Spurgeon PS1008

EXPOSITION.

Despite the bragging of this base wretch, it seems that he is as cowardly as he is cruel. “_He sitteth in the lurking places of the villages: in the secret places doth he murder the innocent: his eyes are privily set against the poor_.” He acts the part of the highwayman, who springs upon the unsuspecting traveller in some desolate part of the road. There are always bad men lying in wait for the saints. This is a land of robbers and thieves; let us travel well armed, for every bush conceals an enemy. Everywhere there are traps laid for us, and foes thirsting for our blood. There are enemies at our table as well as across the sea. We are never safe, save when the Lord is with us.

EXPLANATORY NOTES AND QUAINT SAYINGS.

Verse 8.–“_He sitteth in the lurking places of the villages_,” etc. The Arab robber lurks like a wolf among these sand-heaps, and often springs out suddenly upon the solitary traveller, robs him in a trice, and then plunges again into the wilderness of sand-hills and reedy downs, where pursuit is fruitless. Our friends are careful not to allow us to straggle about, or lag behind, and yet it seems absurd to fear a surprise here–Kaifa before, Acre in the rear, and travellers in sight on both sides. Robberies, however, do often occur, just where we now are. Strange country! and it has always been so. There are a hundred allusions to just such things in the history, the Psalms, and the prophets of Israel. A whole class of imagery is based upon them. Thus, in #Ps 10:8-10|, “He sits in the lurking places of the villages: in the secret places doth he murder the innocent: he lieth in wait secretly as a lion in his den: he lieth in wait to catch the poor: he doth catch the poor, when he draweth him into his net; he croucheth and humbleth himself, that the poor may fall by his strong ones.” And a thousand rascals, the living originals of this picture, are this day crouching and lying in wait all over the country to catch poor helpless travellers.

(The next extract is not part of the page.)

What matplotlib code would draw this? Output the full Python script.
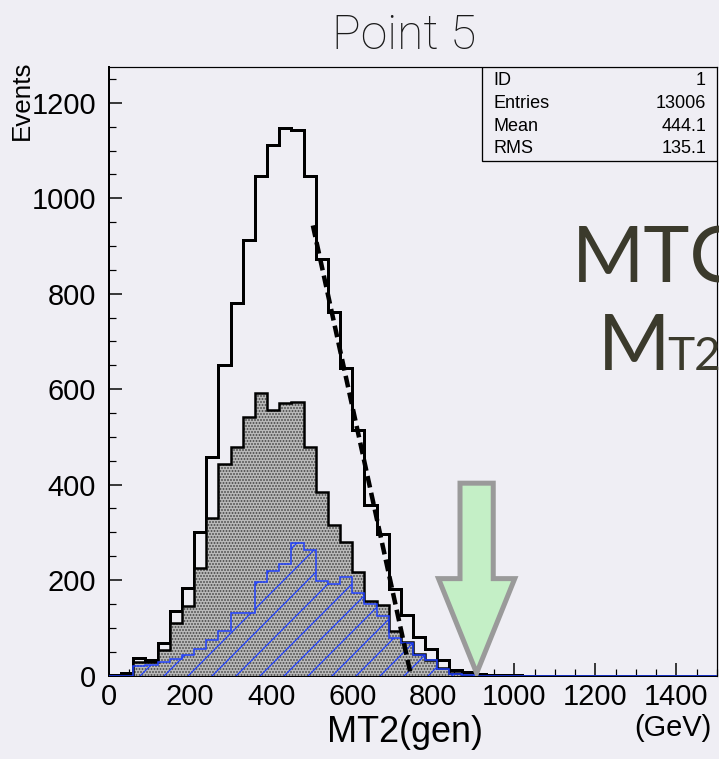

You observe that all these people we meet or pass are armed; nor would they venture to go from Acre to Kaifa without their musket, although the cannon of the castles seem to command every foot of the way. Strange, most strange land! but it tallies wonderfully with its ancient story.–^W. M. Thomson, D.D., in “The Land and the Book,” 1859.

Verse 8.–My companions asked me if I knew the danger I had escaped. “No,” I replied; “What danger?” They then told me that, just after they started, they saw a wild Arab skulking after me, crouching to the ground, with a musket in his hand; and that, as soon as he had reached within what appeared to them musket-shot of me, he raised his gun; but, looking wildly around him, as a man will do who is about to perpetrate some desperate act, he caught sight of them and disappeared. Jeremiah knew something of the ways of these Arabs when he wrote, (#Jer 3:2|) “In the ways hast thou sat for them, as the Arabian in the wilderness;” and the simile is used in #Ps 10:9,10|, for the Arabs wait and watch for their prey with the greatest eagerness and perseverance.–^John Gadsby, in “My Wanderings,” 1860.

Verse 8.–“_He sitteth in the lurking places of the villages: in the secret places doth he murder the innocent: his eyes are privily set against the poor.” All this strength of metaphor and imagery is intended to mark the assiduity, the cunning, the low artifice, to which the enemies of truth and righteousness will often resort in order to accomplish their corrupt and vicious designs. The extirpation of true religion is their great object; and there is nothing to which they will not stoop in order to effect that object. The great powers which have oppressed the church of Christ, in different ages, have answered to this description. Both heathen and papistical authorities have thus condescended to infamy. They have sat, as it were, in ambush for the poor of Christ’s flock; they have adopted every stratagem that infernal skill could invent; they have associated themselves with princes in their palaces, and with beggars on their dunghill; they have resorted to the villages, and they have mingled in the gay and populous city; and all for the vain purpose of attempting to blot out a “name which shall endure for ever, and which shall be continued as long as the sun.”–^John Morison.

HINTS TO PREACHERS.

Verse 8.–Dangers of godly men, or the snares in the way of believers.